Avril est la saison des mangues au Burkina Faso. Charnues, douces, juteuses, elles sont le délice des enfants. Lorsque nous arrivons à Kokoligou, le village est en deuil. Une fillette de dix ans s’est tuée en chutant d’un manguier. Notre ami, Dieudonné Hien, nous présente son frère, chef du village, qui s’excuse de ne pouvoir nous accueillir comme tous l’auraient souhaité : dans la joie.
L’hospitalité, en Afrique de l’Ouest, n’est pas un vain mot. Une fois bue « l’eau de l’étranger » (je reviendrai sur cette coutume dans un autre article), le voyageur est toujours bien reçu. Les présentations réciproques sont la règle et inaugurent toute conversation. Chacun prend des nouvelles des familles respectives, formule des souhaits pour l’autre, laisse un peu de place aux silences, avant que ne commencent les échanges, la palabre. N’importe quel Africain saura par ailleurs vous remercier d’être allé jusqu’à lui, d’être venu de si loin. La jambe, dit l’adage, est la daba qui sarcle l’amitié.
À Libiélé, les femmes de l’association « Lève-toi et marche » nous gratifient de danses et de chants. Toute la journée en sera rythmée. À Kari, nouveau lieu de résidence de notre ami Amadou Bakouan, la voiture se fraie un chemin dans la foule des enfants de l’école criant à l’unisson : « Bienvenue ! Bienvenue ! » Après la fête, nous visitons la mosquée. À Djindjerma, enfin, les habituels youyous accueillent notre délégation. La vieille dame que nous connaissons bien est toujours là, vaillante autant qu’il est possible, un modèle de résistance physique et un grand sens de la convivialité !

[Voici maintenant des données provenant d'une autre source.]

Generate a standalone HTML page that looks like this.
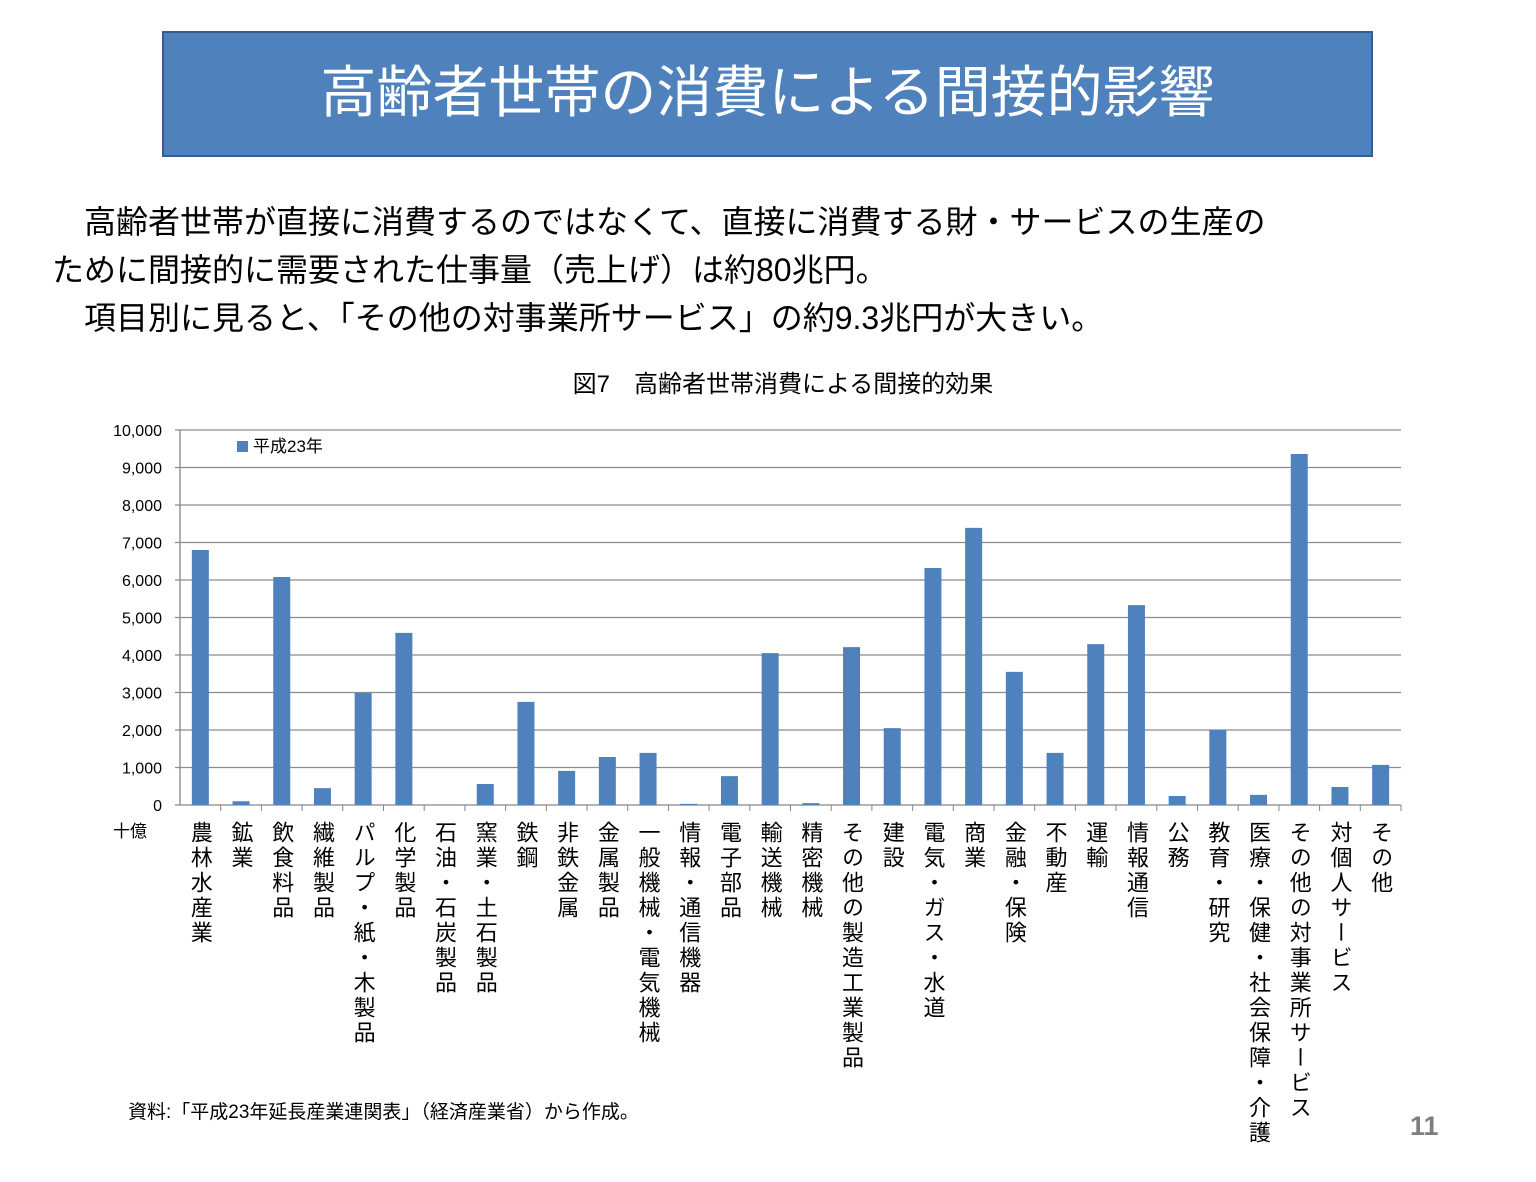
<!DOCTYPE html>
<html><head><meta charset="utf-8">
<style>
body{margin:0;background:#fff;}
#page{position:relative;width:1536px;height:1182px;overflow:hidden;background:#fff;font-family:"Liberation Sans","Noto Sans CJK JP",sans-serif;}
.abs{position:absolute;white-space:nowrap;}
</style></head><body>
<div id="page">
<div class="abs" style="left:162px;top:31px;width:1207px;height:122px;background:#4F81BD;border:2px solid #385D8A;"></div>
<div class="abs" style="left:162px;top:58px;width:1211px;text-align:center;color:#fff;font-size:56px;line-height:70px;">高齢者世帯の消費による間接的影響</div>
<div class="abs" style="left:52px;top:198px;font-size:32px;line-height:48px;color:#000;">
<div>　高齢者世帯が直接に消費するのではなくて、直接に消費する財・サービスの生産の</div>
<div>ために間接的に需要された仕事量（売上げ）は約80兆円。</div>
<div>　項目別に見ると、「その他の対事業所サービス」の約9.3兆円が大きい。</div>
</div>
<div class="abs" style="left:0;width:1566px;text-align:center;top:364px;font-size:24px;">図7　高齢者世帯消費による間接的効果</div>
<svg class="abs" style="left:0;top:0" width="1536" height="1182" id="chart"></svg>
<div class="abs" style="left:113px;top:817px;font-size:17px;">十億</div>
<div class="abs" style="left:128px;top:1097px;font-size:19px;">資料:「平成23年延長産業連関表」（経済産業省）から作成。</div>
<div class="abs" style="left:1410px;top:1111px;font-size:27px;font-weight:bold;color:#7f7f7f;">11</div>
</div>
<script>
const categories=["農林水産業","鉱業","飲食料品","繊維製品","パルプ・紙・木製品","化学製品","石油・石炭製品","窯業・土石製品","鉄鋼","非鉄金属","金属製品","一般機械・電気機械","情報・通信機器","電子部品","輸送機械","精密機械","その他の製造工業製品","建設","電気・ガス・水道","商業","金融・保険","不動産","運輸","情報通信","公務","教育・研究","医療・保健・社会保障・介護","その他の対事業所サービス","対個人サービス","その他"];
const values=[6800,100,6080,450,2990,4590,10,560,2750,910,1280,1390,30,770,4050,50,4210,2050,6320,7390,3550,1390,4290,5330,240,2000,270,9360,480,1070];
const yTicks=[0,1000,2000,3000,4000,5000,6000,7000,8000,9000,10000];
const tickLabels=["0","1,000","2,000","3,000","4,000","5,000","6,000","7,000","8,000","9,000","10,000"];
const svg=document.getElementById('chart');
const NS="http://www.w3.org/2000/svg";
const x0=180,x1=1401,y0=805,yTop=430,yMax=10000;
const y=v=>y0-(v/yMax)*(y0-yTop);
const step=(x1-x0)/categories.length;
const xc=i=>x0+step*(i+0.5);
function mk(t,a){const e=document.createElementNS(NS,t);for(const k in a)e.setAttribute(k,a[k]);svg.appendChild(e);return e;}
yTicks.forEach((v,i)=>{
 const g=mk('line',{x1:x0-5,x2:x1,y1:y(v),y2:y(v),stroke:v===0?'#868686':'#8c8c8c','stroke-width':1.3});
 
 
 const t=mk('text',{x:162,y:y(v)+6,'text-anchor':'end','font-size':16,fill:'#000'});
 t.textContent=tickLabels[i];
 
 
});
const ax=mk('line',{x1:x0,x2:x0,y1:yTop,y2:y0,stroke:'#868686','stroke-width':1.3});


categories.forEach((c,i)=>{
 const tk=mk('line',{x1:x0+step*(i+1),x2:x0+step*(i+1),y1:y0,y2:y0+6,stroke:'#868686'});
 
 
 const b=mk('rect',{x:xc(i)-8.5,width:17,y:y(values[i]),height:y0-y(values[i]),fill:'#4F81BD'});
 
 
 const t=mk('text',{x:xc(i),y:821,'font-size':22,fill:'#000','letter-spacing':3,style:'writing-mode:vertical-rl;'});
 t.textContent=c;
 
 
});
const lr=mk('rect',{x:237,y:441,width:11,height:11,fill:'#4F81BD'});


const lt=mk('text',{x:253,y:452,'font-size':17,fill:'#000'});
lt.textContent='平成23年';


</script>
</body></html>
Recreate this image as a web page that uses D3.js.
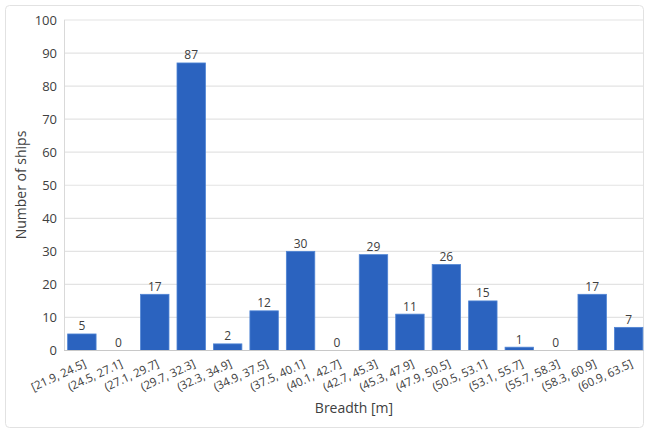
<!DOCTYPE html>
<html><head><meta charset="utf-8">
<script src="https://cdn.jsdelivr.net/npm/d3@7"></script>
<style>body{margin:0;background:#fff;}svg{display:block;}</style>
</head><body>
<script>
const categories = ["[21.9, 24.5]","(24.5, 27.1]","(27.1, 29.7]","(29.7, 32.3]","(32.3, 34.9]","(34.9, 37.5]","(37.5, 40.1]","(40.1, 42.7]","(42.7, 45.3]","(45.3, 47.9]","(47.9, 50.5]","(50.5, 53.1]","(53.1, 55.7]","(55.7, 58.3]","(58.3, 60.9]","(60.9, 63.5]"];
const counts = [5,0,17,87,2,12,30,0,29,11,26,15,1,0,17,7];
const yTicks = [0,10,20,30,40,50,60,70,80,90,100];

const W=648,H=431;
const svg=d3.select("body").append("svg").attr("width",W).attr("height",H);
const font="'Open Sans', 'Liberation Sans', sans-serif";
svg.append("rect").attr("x",5.5).attr("y",5.5).attr("width",638).attr("height",422).attr("rx",4)
  .attr("fill","#fff").attr("stroke","#e2e2e2");

const x=d3.scaleBand().domain(categories).range([64,646.5]).paddingInner(0.22).paddingOuter(0.1);
const y=d3.scaleLinear().domain([0,100]).range([350.5,20]);

// gridlines
svg.append("g").selectAll("line").data(yTicks.filter(d=>d>0)).join("line")
  .attr("x1",64).attr("x2",643).attr("y1",d=>y(d)).attr("y2",d=>y(d))
  .attr("stroke","#e3e3e3").attr("stroke-width",1.2);
// left axis line
svg.append("line").attr("x1",64.5).attr("x2",64.5).attr("y1",y(100)).attr("y2",y(0)).attr("stroke","#d9d9d9");

// y axis labels
const yAxis=svg.append("g").attr("transform","translate(64,0)").call(d3.axisLeft(y).tickValues(yTicks).tickSize(0).tickPadding(7));
yAxis.select(".domain").remove();
yAxis.selectAll("text").attr("font-family",font).attr("font-size",13).attr("fill","#404040");

// bars
svg.append("g").selectAll("rect").data(counts).join("rect")
  .attr("x",(d,i)=>x(categories[i])).attr("width",x.bandwidth())
  .attr("y",d=>y(d)).attr("height",d=>y(0)-y(d))
  .attr("fill","#2b63bf").attr("stroke","#4f84d4").attr("stroke-width",0.8);

// baseline
svg.append("line").attr("x1",64).attr("x2",643).attr("y1",y(0)).attr("y2",y(0)).attr("stroke","#c8c8c8").attr("stroke-width",1.2);

// value labels
svg.append("g").selectAll("text").data(counts).join("text")
  .attr("x",(d,i)=>x(categories[i])+x.bandwidth()/2).attr("y",d=>y(d)-3.5)
  .attr("text-anchor","middle").attr("font-family",font).attr("font-size",12).attr("fill","#404040")
  .text(d=>d);

// x axis labels
const xAxis=svg.append("g").attr("transform",`translate(0,${y(0)})`).call(d3.axisBottom(x).tickSize(0).tickPadding(0));
xAxis.select(".domain").remove();
xAxis.selectAll("text").attr("font-family",font).attr("font-size",11.5).attr("fill","#404040")
  .attr("text-anchor","end").attr("dy",0)
  .attr("transform","translate(5,16) rotate(-25)");

// titles
svg.append("text").attr("x",354).attr("y",413).attr("text-anchor","middle")
  .attr("font-family",font).attr("font-size",14).attr("fill","#404040").text("Breadth [m]");
svg.append("text").attr("transform","translate(26,185) rotate(-90)").attr("text-anchor","middle")
  .attr("font-family",font).attr("font-size",14).attr("fill","#404040").text("Number of ships");
</script>
</body></html>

Ce serait une erreur d’interpréter ces festivités comme du folklore. Nous sommes certes connus et reconnus, remerciés pour l’intérêt que nous portons à nos hôtes. Mais il y a ici la manifestation plus ample d’une façon de vivre en communauté. Cela dépasse de loin le cadre anecdotique de notre court passage. Le regretté Michel Tournier l’expliquait parfaitement dans une de ses pages : tout d’abord, « dans ces pays, rarement un sourire adressé à un inconnu reste sans réponse. Il vous revient aussitôt, comme la colombe de l’arche de Noé fleurie d’un rameau d’olivier. » Puis, comparant la société occidentale d’antan et les pays dits sous-développés (on dirait aujourd’hui pays en voie de développement ) : « Il y a encore moins d’un siècle, l’Européen était lié par sa famille, sa religion, son village ou le quartier de sa ville, la profession de son père. Tout cela pesait sur lui et s’opposait à des changements radicaux et à des options libres. C’est à peine s’il choisissait sa femme, et il ne pouvait guère en changer. Et toutes ces sujétions s’aggravaient du poids des contraintes économiques dans une société de pénurie et d’âpreté. Mais cette servitude soutenait et réchauffait en même temps qu’elle écrasait. On retrouve cela aujourd’hui quand on voyage dans les pays dits sous-développés. Sous-développés ? À coup sûr pas sous l’angle des relations interhumaines.(*)»
Kokoligou, oui, reçoit bien les étrangers que nous sommes. Les visites donnent lieu à des fêtes. Des poules ou des pintades sont offertes ainsi que de la vannerie, des instruments de musique, toutes sortes de nourriture. Qu’une famille cependant vienne à connaître le malheur, et c’est le village tout entier qui communie dans la peine. On est ici ensemble, dans la joie et la douleur ; et nous, nous passons puis repartons, plus heureux d’exister, plus riches d’avoir appris.
(*) Michel Tournier, Le vent Paraclet, 1977.
Voilà un nouvel article, et ses précieuses et belles photos. Pour qui était là bas il y a quelques jours, cette série d’articles est un rendez vous fort attendu ! Merci Alain de mettre en mots, et si bien, ce que nous avons vécu durant ce voyage. Le thème de cet article, l’hospitalité, et l’attention portée à la relation humaine par les Africains en général, me touche particulièrement. Lorsqu’on revient du Burkina, c’est de cette chaleur humaine avant tout dont on se souvient, avec il faut bien le dire une nostalgie puissante, qui nous accompagne longtemps après le retour ! . N’idéalisons pas : la sujétion est bien présente aussi derrière ces assemblées et ces fêtes de village (les femmes dansent, préparent le repas, mais quand donnent-elles leur avis publiquement ? ) , Mais pour autant je ne suis pas sûre que Michel Tournier nous aide vraiment à mieux comprendre ce que nous voyons en le ramenant ainsi à du connu : les sociétés rurales européennes avant l’exode rural et l’anonymat des villes.